WHAT THE TASK REQUIRES:
Copy, exactly as written, the lines that begin at the one containing "Output the LaTeX" and end at the one containing "[draw=rimgreen, line width=1pt]". Skip any pictures in the data below.

AVAILABLE RECORDS:
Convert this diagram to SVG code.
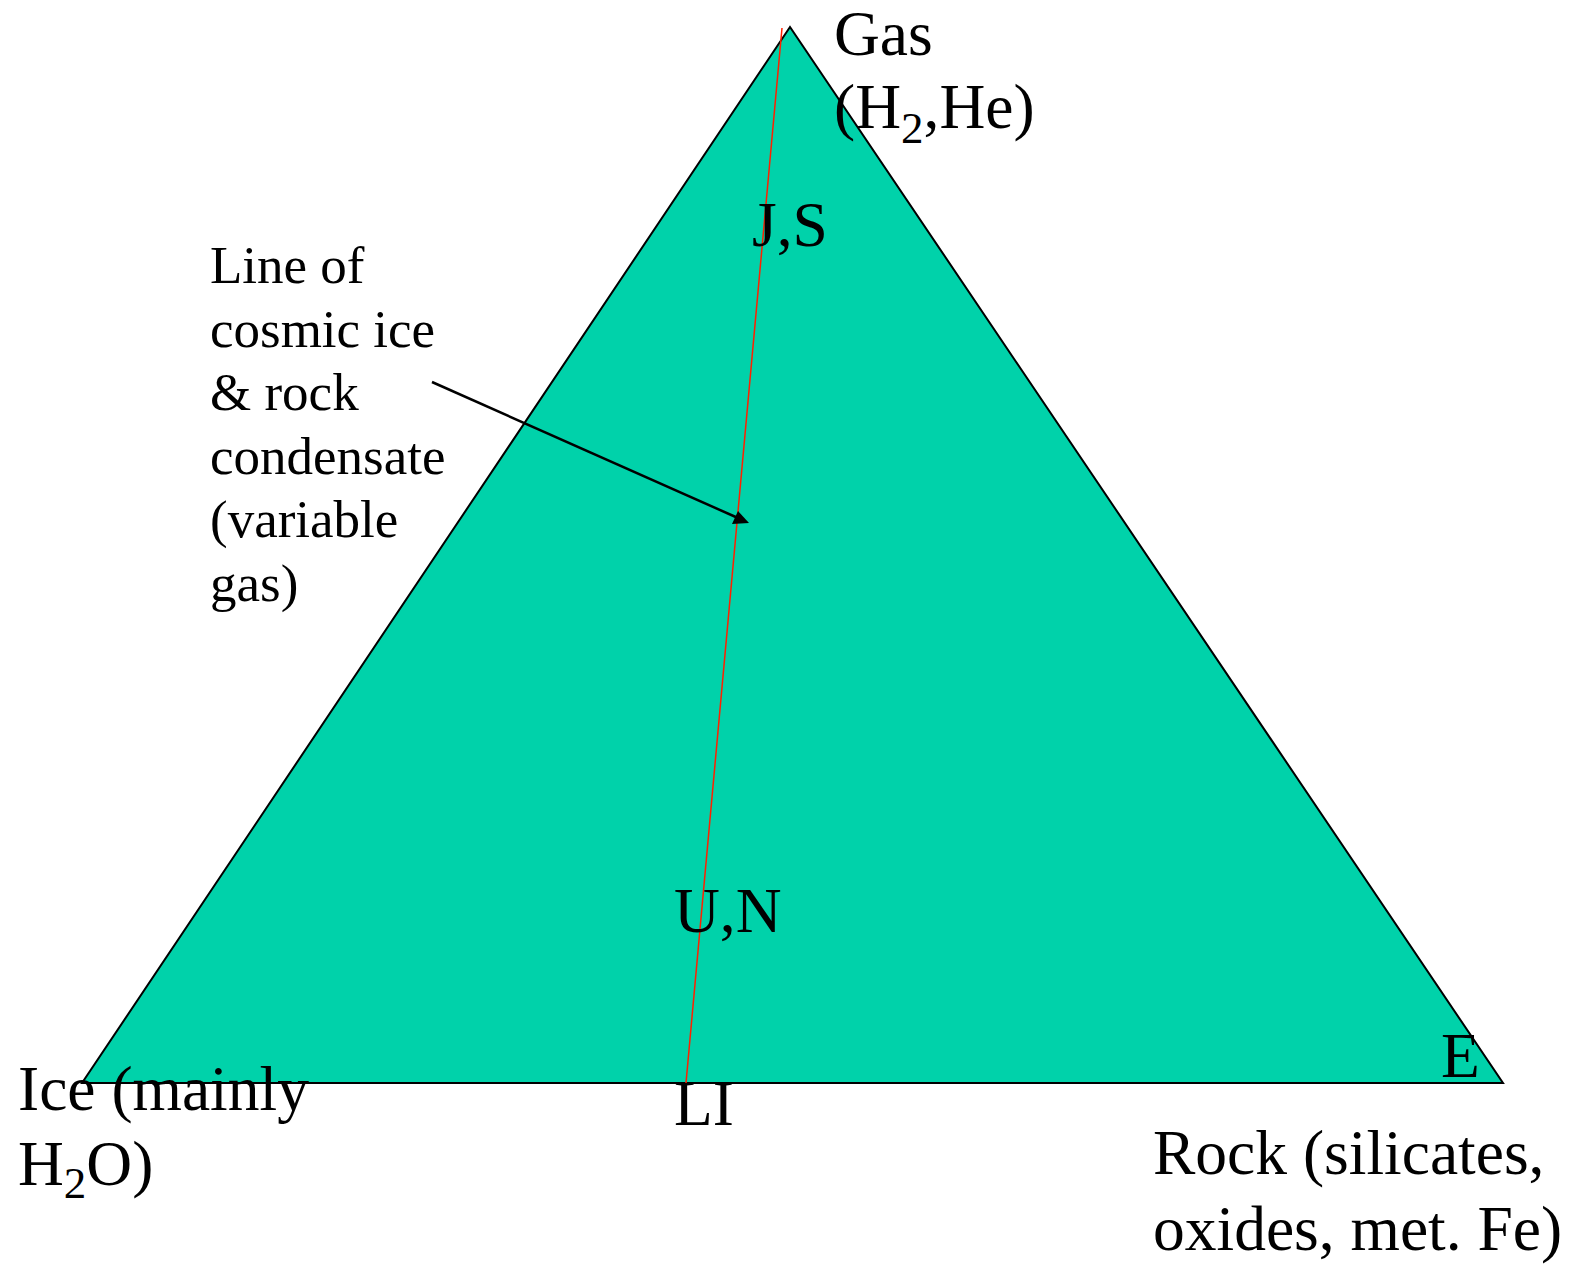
<svg xmlns="http://www.w3.org/2000/svg" width="1575" height="1265" viewBox="0 0 1575 1265">
<style>
text{font-family:"Liberation Serif","Times New Roman",serif;fill:#000}
.big{font-size:63.5px}
.mid{font-size:53px}
.sub{font-size:45px}
</style>
<rect width="1575" height="1265" fill="#fff"/>
<g id="triangle">
<polygon points="790,27 82,1083 1503,1083" fill="#00D2AA" stroke="#000" stroke-width="2"/>
</g>
<g id="connectors">
<line x1="782" y1="28" x2="686" y2="1083" stroke="#FF2000" stroke-width="1.5"/>
<line x1="432" y1="382" x2="738" y2="518" stroke="#000" stroke-width="2.5"/>
<polygon points="749,523 732,524 738,511" fill="#000"/>
</g>
<g id="gas"><text class="big" x="834" y="55">Gas</text>
<text class="big" x="834" y="128">(H<tspan class="sub" dy="15">2</tspan><tspan dy="-15">,He)</tspan></text></g>
<g id="js"><text class="big" x="752" y="246">J,S</text></g>
<g id="un"><text class="big" x="674" y="932">U,N</text></g>
<g id="li"><text class="big" x="674" y="1125">LI</text></g>
<g id="e"><text class="big" x="1441" y="1077">E</text></g>
<g id="ice"><text class="big" x="18" y="1110">Ice (mainly</text>
<text class="big" x="18" y="1185">H<tspan class="sub" dy="13">2</tspan><tspan dy="-13">O)</tspan></text></g>
<g id="rock"><text class="big" x="1153" y="1174">Rock (silicates,</text>
<text class="big" x="1153" y="1250">oxides, met. Fe)</text></g>
<g id="label">
<text class="mid" x="210" y="283">Line of</text>
<text class="mid" x="210" y="347">cosmic ice</text>
<text class="mid" x="210" y="410">&amp; rock</text>
<text class="mid" x="210" y="474">condensate</text>
<text class="mid" x="210" y="537">(variable</text>
<text class="mid" x="210" y="601">gas)</text>
</g>
</svg>
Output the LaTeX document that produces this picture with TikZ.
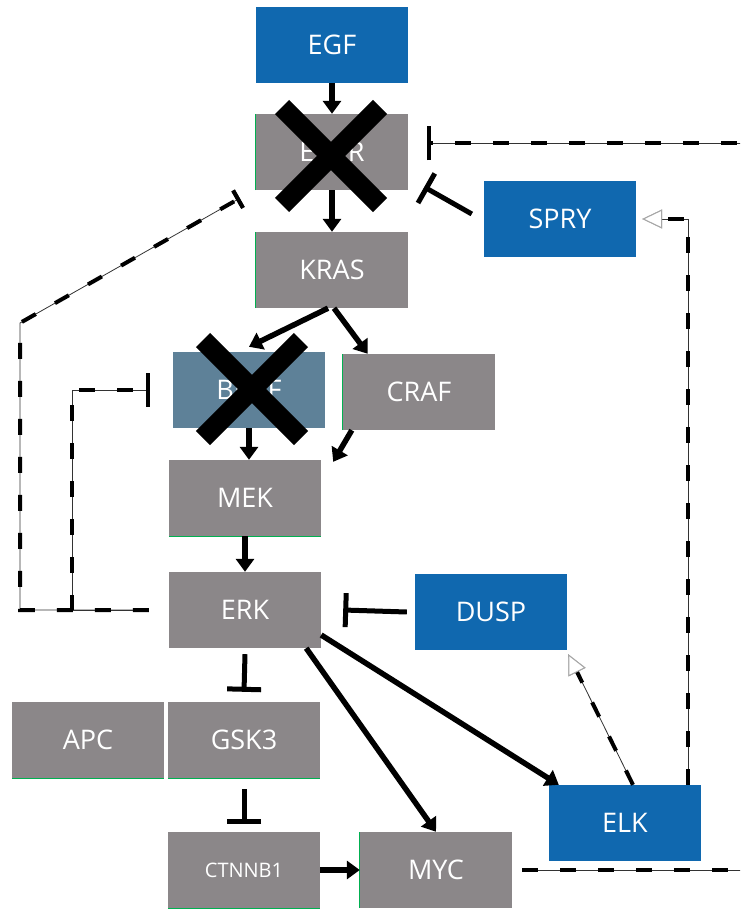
\documentclass[tikz,border=0pt]{standalone}
\usepackage{fontspec}
\setmainfont{Open Sans}
\usetikzlibrary{arrows.meta,shapes.misc}

\definecolor{genblue}{RGB}{16,104,175}
\definecolor{gengray}{RGB}{139,135,137}
\definecolor{genslate}{RGB}{94,129,152}
\definecolor{rimgreen}{RGB}{0,176,80}

\begin{document}
\begin{tikzpicture}[x=1pt,y=-1pt]
% Define the node styles
\tikzstyle{gene} = [rectangle, minimum width=152pt, minimum height=76pt, inner sep=0pt, text=white, font=\fontsize{27}{32}\selectfont]
\tikzstyle{kin} = [gene, fill=gengray]
\tikzstyle{reg} = [gene, fill=genblue]
\tikzstyle{mut} = [gene, fill=genslate]
\tikzstyle{knockout} = [cross out, draw=black, line width=20pt, minimum size=98pt, inner sep=0pt, outer sep=0pt]
\tikzstyle{rim} = [draw=rimgreen, line width=1pt]

% Define the arrow styles
\tikzstyle{act} = [-{Triangle[length=13pt,width=18pt]}, line width=5.5pt]
\tikzstyle{inh} = [-{Bar[width=34pt]}, line width=5pt]
\tikzstyle{fb} = [line width=4pt, dash pattern=on 16pt off 22pt, preaction={draw, solid, line width=0.8pt, black!80}]
\tikzstyle{fbact} = [fb, -{Triangle[open, fill=white, color=gray!70, length=20pt, width=19pt, line width=1pt]}]
\tikzstyle{fbinh} = [fb, -{Bar[width=34pt, line width=4pt]}]

\useasboundingbox (0,0) rectangle (740,910);
\clip (0,0) rectangle (740,910);

% Define the nodes
\node[reg] (EGF) at (332,45) {EGF};
\node[kin] (EGFR) at (332,152) {EGFR};
\node[kin] (KRAS) at (332,270) {KRAS};
\node[mut] (BRAF) at (249,390) {BRAF};
\node[kin] (CRAF) at (419,392) {CRAF};
\node[kin] (MEK) at (245,498) {MEK};
\node[kin] (ERK) at (245,610) {ERK};
\node[reg] (DUSP) at (491,612) {DUSP};
\node[reg] (SPRY) at (560,219) {SPRY};
\node[kin] (APC) at (88,740) {APC};
\node[kin] (GSK3) at (244,740) {GSK3};
\node[kin, font=\fontsize{20}{24}\selectfont] (CTNNB1) at (244,870) {CTNNB1};
\node[kin] (MYC) at (436,870) {MYC};
\node[reg] (ELK) at (625,823) {ELK};

% Green rims
\draw[rim] (EGFR.south west) -- (EGFR.north west);
\draw[rim] (KRAS.south west) -- (KRAS.north west);
\draw[rim] (CRAF.south west) -- (CRAF.north west);
\draw[rim] (MYC.south west) -- (MYC.north west);
\draw[rim] (MEK.south west) -- (MEK.south east);
\draw[rim] (APC.south west) -- (APC.south east);
\draw[rim] (GSK3.south west) -- (GSK3.south east);
\draw[rim] (CTNNB1.south west) -- (CTNNB1.south east);

% Define the transitions
\draw[act] (EGF) -- (EGFR);
\draw[act] (EGFR) -- (KRAS);
\draw[act] ([xshift=-4pt]KRAS.south) -- ([yshift=5pt]BRAF.north);
\draw[act] ([xshift=2pt]KRAS.south) -- ([xshift=25pt]CRAF.north west);
\draw[act] (BRAF.south) -- (BRAF.south |- MEK.north);
\draw[act] ([xshift=9pt]CRAF.south west) -- ([xshift=12pt,yshift=-2pt]MEK.north east);
\draw[act] (MEK) -- (ERK);
\draw[act] (CTNNB1) -- (MYC);
\draw[act] ([xshift=-15pt]ERK.south east) -- (MYC.north);
\draw[act] ([yshift=-25pt]ERK.east) -- ([xshift=10pt]ELK.north west);

% Inhibitions
\draw[inh] ([yshift=-6pt]ERK.south) -- ([yshift=10pt]GSK3.north);
\draw[inh] ([yshift=-11pt]GSK3.south) -- ([yshift=8pt]CTNNB1.north);
\draw[inh] ([xshift=-8pt]DUSP.west) -- ([xshift=22pt]ERK.east);
\draw[-{Bar[width=34pt]}, line width=5pt] ([xshift=-12pt,yshift=5pt]SPRY.west) -- ([xshift=16pt,yshift=-35pt]EGFR.east);

% Knockouts
\node[knockout] (EGFRko) at (331,156) {};
\node[knockout] (BRAFko) at (252,389) {};

% Feedback loops
\coordinate (outA) at (20,323);
\coordinate (outB) at (72,390);
\coordinate (outR) at (760,143);
\draw[fbinh, -{Bar[width=20pt, line width=4pt]}] ([xshift=-20pt]ERK.west) -| (outA) -- ([shift={(-16,8)}]EGFR.south west);
\draw[fbinh] ([xshift=-20pt]ERK.west) -| (outB) -- ([xshift=-23pt]BRAF.west);
\draw[fbinh] ([xshift=10pt]MYC.east) -| (outR) -- ([shift={(19,-9)}]EGFR.east);
\draw[fbact] ([xshift=-13pt]ELK.north east) |- ([xshift=6pt]SPRY.east);
\draw[fbact] ([xshift=8pt]ELK.north) -- ([shift={(1,4)}]DUSP.south east);

\end{tikzpicture}
\end{document}
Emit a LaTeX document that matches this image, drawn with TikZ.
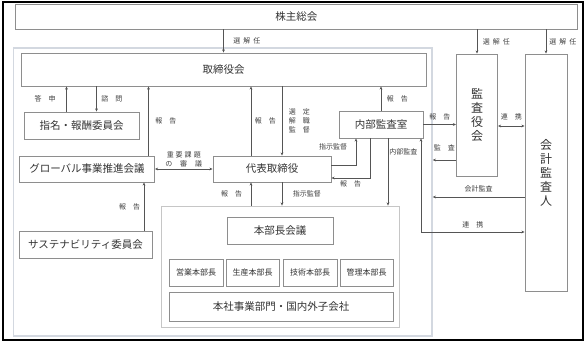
\documentclass[tikz,border=0pt]{standalone}
\usepackage{fontspec}
\setmainfont{Noto Sans CJK JP}
\usetikzlibrary{arrows.meta}
\definecolor{boxline}{HTML}{8E8E8E}
\definecolor{frameline}{HTML}{D3D8E0}
\definecolor{subframe}{HTML}{C6C6C6}
\definecolor{arrline}{HTML}{555555}
\newcommand{\kgap}{\hspace{3pt}}
\begin{document}
\begin{tikzpicture}[x=1pt, y=-1pt,
		>={Stealth[length=3.2pt, width=2.8pt]},
		box/.style={draw=boxline, line width=0.9pt, fill=white, inner sep=0pt, text=black!80, font=\fontsize{10.5}{12}\selectfont},
		smallbox/.style={box, minimum height=27, font=\fontsize{8}{9}\selectfont},
		vbox/.style={box, align=center, font=\fontsize{12}{14}\selectfont},
		frame/.style={draw=frameline, line width=1.5pt, inner sep=0pt},
		lbl/.style={inner sep=0.5pt, text=black!75, font=\fontsize{7}{9}\selectfont},
		arr/.style={draw=arrline, line width=0.6pt, ->},
		dbl/.style={draw=arrline, line width=0.6pt, <->}]
		\useasboundingbox (0,0) rectangle (586,342);
		\draw[line width=1.5pt] (3,2) rectangle (583,340);

		% Company frame and division frame
		\node[frame, minimum width=418.5, minimum height=288] (kaisha) at (222.75,192) {};
		\node[frame, draw=subframe, line width=0.8pt, minimum width=238, minimum height=121] (honbu) at (280,266.5) {};

		% Boards and committees
		\node[box, minimum width=561.5, minimum height=25] (soukai) at (296.25,16.5) {株主総会};
		\node[box, minimum width=405, minimum height=33] (torishimari) at (223.5,69.5) {取締役会};
		\node[box, minimum width=115, minimum height=27] (shimei) at (81.5,125.5) {指名・報酬委員会};
		\node[box, minimum width=135, minimum height=26] (global) at (87,169) {グローバル事業推進会議};
		\node[box, minimum width=118, minimum height=26] (daihyo) at (272,169) {代表取締役};
		\node[box, minimum width=84, minimum height=27] (naibu) at (381,124.5) {内部監査室};
		\node[box, minimum width=133, minimum height=27] (sustain) at (85.5,244.5) {サステナビリティ委員会};
		\node[vbox, minimum width=41, minimum height=122] (kansayaku) at (477,115) {監\\査\\役\\会};
		\node[vbox, minimum width=42, minimum height=237] (kaikei) at (546,172.5) {会\\計\\監\\査\\人};

		% Inside the division frame
		\node[box, minimum width=106, minimum height=27] (kaigi) at (280,230.5) {本部長会議};
		\foreach \name/\txt/\xc/\bw in {eigyo/営業本部長/196/54, seisan/生産本部長/252.5/53, gijutsu/技術本部長/310/54, kanri/管理本部長/366.5/53} {
			\node[smallbox, minimum width=\bw] (\name) at (\xc,272.5) {\txt};
		}
		\node[box, minimum width=224, minimum height=29] (honsha) at (281,306.5) {本社事業部門・国内外子会社};

		% Election by the shareholders
		\draw[arr] (soukai.south -| torishimari) -- (torishimari.north) node[lbl, midway, right=9pt] {選\kgap 解\kgap 任};
		\draw[arr] (soukai.south -| kansayaku) -- (kansayaku.north) node[lbl, midway, right=5pt] {選\kgap 解\kgap 任};
		\draw[arr] (soukai.south -| kaikei) -- (kaikei.north) node[lbl, midway, right=2.5pt] {選\kgap 解\kgap 任};

		% Board of directors
		\draw[arr] ([xshift=-15]shimei.north) -- ([xshift=-15]shimei.north |- torishimari.south) node[lbl, midway, left=10pt] {答　申};
		\draw[arr] ([xshift=15]shimei.north |- torishimari.south) -- ([xshift=15]shimei.north) node[lbl, midway, right=4pt] {諮　問};
		\draw[arr] ([xshift=61.5]global.north) -- ([xshift=61.5]global.north |- torishimari.south) node[lbl, midway, right=6pt] {報　告};
		\draw[arr] ([xshift=-21]daihyo.north) -- ([xshift=-21]daihyo.north |- torishimari.south) node[lbl, midway, right=3pt] {報　告};
		\draw[arr] ([xshift=10]daihyo.north |- torishimari.south) -- ([xshift=10]daihyo.north) node[lbl, midway, right=6pt, align=center] {選　定\\解　職\\監　督};
		\draw[arr] (naibu.north) -- (naibu.north |- torishimari.south) node[lbl, midway, right=5pt] {報　告};

		% Representative director
		\draw[dbl] (global.east) -- (daihyo.west) node[lbl, midway, above=1pt, align=center] {重\hspace{2pt}要\hspace{2pt}課\hspace{2pt}題\\の\hspace{8pt}審\hspace{8pt}議};
		\draw[arr] ([xshift=58.5]sustain.north) -- ([xshift=58.5]sustain.north |- global.south) node[lbl, midway, left=3pt] {報　告};
		\draw[arr] ([yshift=4]daihyo.east) -| ([xshift=-25]naibu.south) node[lbl, pos=0.85, left=8pt] {指示監督};
		\draw[arr] ([xshift=-11]naibu.south) |- ([yshift=-9]daihyo.east) node[lbl, pos=0.75, below=2pt] {報　告};
		\draw[arr] ([xshift=10]daihyo.south) -- ([xshift=10]daihyo.south |- honbu.north) node[lbl, midway, right=10pt] {指示監督};
		\draw[arr] ([xshift=-21]daihyo.south |- honbu.north) -- ([xshift=-21]daihyo.south) node[lbl, midway, left=8pt] {報　告};

		% Internal audit and auditors
		\draw[arr] ([xshift=7]naibu.south) -- ([xshift=7]naibu.south |- honbu.north) node[lbl, pos=0.2, right=0.5pt] {内部監査};
		\draw[dbl] ([xshift=40]naibu.south) |- ([yshift=-59.5]kaikei.west) node[lbl, pos=0.75, above=3pt] {連　携};
		\draw[arr] (naibu.east) -- (naibu.east -| kansayaku.west) node[lbl, midway, above=4pt] {報　告};
		\draw[arr] ([yshift=-45]kansayaku.west) -- ([yshift=-45]kansayaku.west -| kaisha.east) node[lbl, midway, above=8pt] {監　査};
		\draw[dbl] ([yshift=-11]kansayaku.east) -- ([yshift=-11]kansayaku.east -| kaikei.west) node[lbl, midway, above=5pt] {連　携};
		\draw[arr] ([yshift=-24.5]kaikei.west) -- ([yshift=-24.5]kaikei.west -| kaisha.east) node[lbl, midway, above=4pt] {会計監査};
	\end{tikzpicture}
\end{document}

CORRECT RESPONSE:
Output the LaTeX document that produces this picture with TikZ.
\documentclass[tikz,border=0pt]{standalone}
\usepackage{fontspec}
\setmainfont{Open Sans}
\usetikzlibrary{arrows.meta,shapes.misc}

\definecolor{genblue}{RGB}{16,104,175}
\definecolor{gengray}{RGB}{139,135,137}
\definecolor{genslate}{RGB}{94,129,152}
\definecolor{rimgreen}{RGB}{0,176,80}

\begin{document}
\begin{tikzpicture}[x=1pt,y=-1pt]
% Define the node styles
\tikzstyle{gene} = [rectangle, minimum width=152pt, minimum height=76pt, inner sep=0pt, text=white, font=\fontsize{27}{32}\selectfont]
\tikzstyle{kin} = [gene, fill=gengray]
\tikzstyle{reg} = [gene, fill=genblue]
\tikzstyle{mut} = [gene, fill=genslate]
\tikzstyle{knockout} = [cross out, draw=black, line width=20pt, minimum size=98pt, inner sep=0pt, outer sep=0pt]
\tikzstyle{rim} = [draw=rimgreen, line width=1pt]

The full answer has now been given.